Column: Is Trump the worst president ever? He’s got some competition
It seems obvious that Donald Trump is the worst president in my lifetime.
I briefly considered the possibility that he was less awful than Richard Nixon, who resigned in disgrace in 1974. But at least Nixon created the Environmental Protection Agency and signed the Endangered Species Act when he wasn’t covering up the Watergate burglary or calling for tax audits on his political enemies. So in the end, in my view, there’s no contest.
But that raised a further question: Is Trump the worst president in all of U.S. history?
Now that’s a hard one. The presidents widely deemed the worst prior to Trump entering the competition included James Buchanan, who in the late 1850s pursued extreme pro-slavery positions; Warren Harding, who ran an incompetent administration in the 1920s and presided over the Teapot Dome scandal; Andrew Johnson, who undermined reconstruction after the Civil War; and Franklin Pierce, who in the 1850s was a “servile tool of men worse than himself ... ever ready to do any work the slavery leaders set him,” in the words of Theodore Roosevelt.
And there are nearly four dozen presidents in all, serving over the course of more than two centuries.
I quickly realized I was in over my head trying to determine who was worst among them. Is a corrupt president worse than a incompetent president? Is it worse to separate children from their parents at the border or to allow fugitive slaves to be caught and delivered back to their owners? Is killing thousands of Native Americans worse than denying the existential dangers of climate change? Do the 12 presidents who owned slaves belong automatically at the bottom of the list, regardless of their other achievements or the times in which they lived?
Stymied by these complications, I started calling historians.

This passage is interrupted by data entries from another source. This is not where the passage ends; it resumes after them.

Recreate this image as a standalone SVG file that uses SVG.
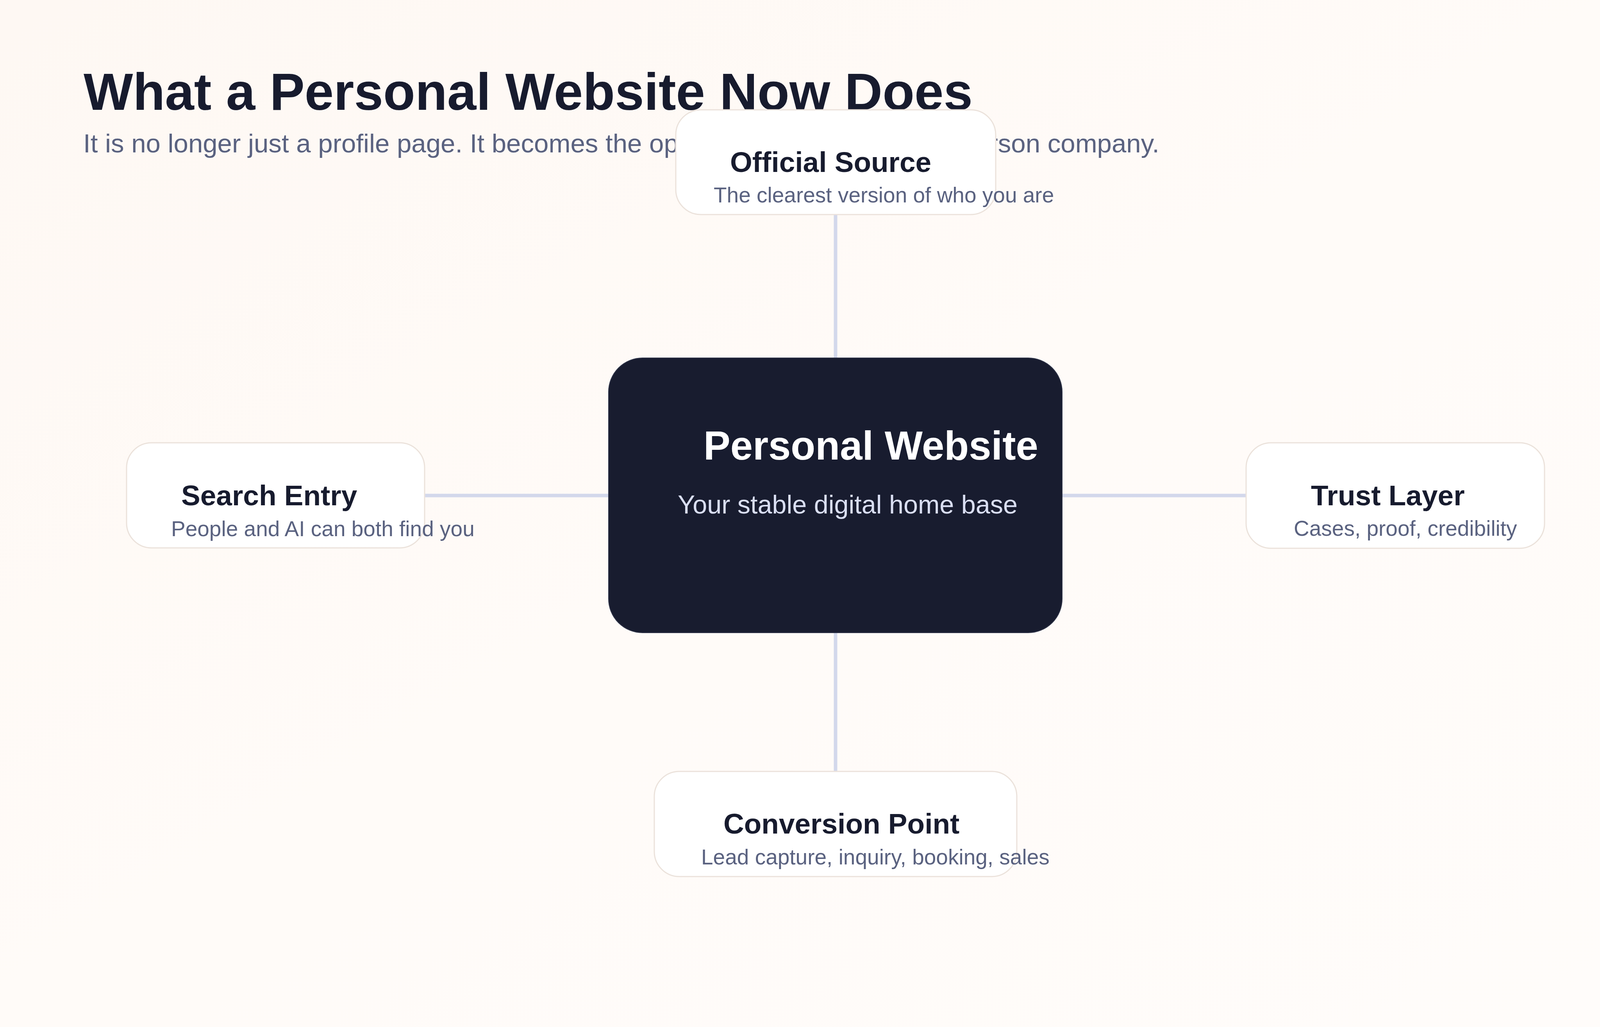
<svg xmlns="http://www.w3.org/2000/svg" width="4278" height="2628" viewBox="0 0 4278 2628">
  <defs>
    <linearGradient id="bg" x1="0" y1="0" x2="1" y2="1">
      <stop offset="0" stop-color="#fef8f3"/>
      <stop offset="0.5" stop-color="#fffbf8"/>
      <stop offset="1" stop-color="#fffcfa"/>
    </linearGradient>
    <style>
      .ttl { font-family: "Liberation Sans", Arial, sans-serif; font-weight: 700; fill: #171b2e; }
      .sub { font-family: "Liberation Sans", Arial, sans-serif; font-weight: 400; fill: #5a6280; }
      .node { fill: #ffffff; stroke: #ebe2db; stroke-width: 3; }
      .nt { font-family: "Liberation Sans", Arial, sans-serif; font-weight: 700; font-size: 73px; fill: #171b2e; }
      .ns { font-family: "Liberation Sans", Arial, sans-serif; font-weight: 400; font-size: 55px; fill: #5a6280; }
      .conn { stroke: #d3d8eb; stroke-width: 9; fill: none; }
    </style>
  </defs>

  <rect x="0" y="0" width="4278" height="2628" fill="url(#bg)"/>

  <g id="header">
    <text class="ttl" x="214" y="281" font-size="134">What a Personal Website Now Does</text>
    <text class="sub" x="213" y="390" font-size="67.2">It is no longer just a profile page. It becomes the operating system of a one-person company.</text>
  </g>

  <g id="connectors">
    <line class="conn" x1="2139" y1="549" x2="2139" y2="916"/>
    <line class="conn" x1="2139" y1="1619" x2="2139" y2="1974"/>
    <line class="conn" x1="1087" y1="1268" x2="1558" y2="1268"/>
    <line class="conn" x1="2719" y1="1268" x2="3190" y2="1268"/>
  </g>

  <g id="node-center">
    <rect x="1558" y="916" width="1161" height="703" rx="87" ry="87" fill="#181c2f" stroke="#2c3146" stroke-width="2"/>
    <text x="1801" y="1176" font-family="Liberation Sans, Arial, sans-serif" font-weight="700" font-size="103" fill="#ffffff">Personal Website</text>
    <text x="1735" y="1314" font-family="Liberation Sans, Arial, sans-serif" font-size="66.5" fill="#d9def2">Your stable digital home base</text>
  </g>

  <g id="node-official-source">
    <rect class="node" x="1730" y="281" width="819" height="268" rx="64" ry="64"/>
    <text class="nt" x="1869" y="440">Official Source</text>
    <text class="ns" x="1827" y="518">The clearest version of who you are</text>
  </g>

  <g id="node-search-entry">
    <rect class="node" x="324" y="1133" width="763" height="269" rx="64" ry="64"/>
    <text class="nt" x="464" y="1293">Search Entry</text>
    <text class="ns" x="438" y="1372">People and AI can both find you</text>
  </g>

  <g id="node-trust-layer">
    <rect class="node" x="3190" y="1133" width="764" height="270" rx="64" ry="64"/>
    <text class="nt" x="3356" y="1293">Trust Layer</text>
    <text class="ns" x="3312" y="1371">Cases, proof, credibility</text>
  </g>

  <g id="node-conversion-point">
    <rect class="node" x="1675" y="1974" width="928" height="269" rx="64" ry="64"/>
    <text class="nt" x="1852" y="2133">Conversion Point</text>
    <text class="ns" x="1795" y="2212">Lead capture, inquiry, booking, sales</text>
  </g>
</svg>
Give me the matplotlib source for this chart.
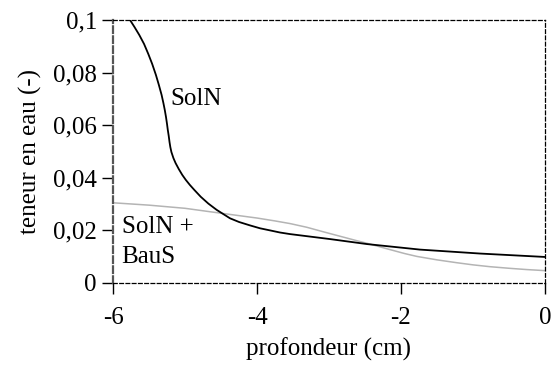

Of course, there was some hemming and hawing, as they offered caveats of the sort serious experts routinely give before being asked to do silly exercises by journalists. They noted that the passions of the day have to cool before a definitive judgment can be made, and that new information and documents that transform our understanding of a presidency often become available only after 25 or 30 years. We don’t even know yet whether this president will win a second term, which could reshape his reputation, for better or worse.
But once those caveats were out of the way, the historians lit into Trump.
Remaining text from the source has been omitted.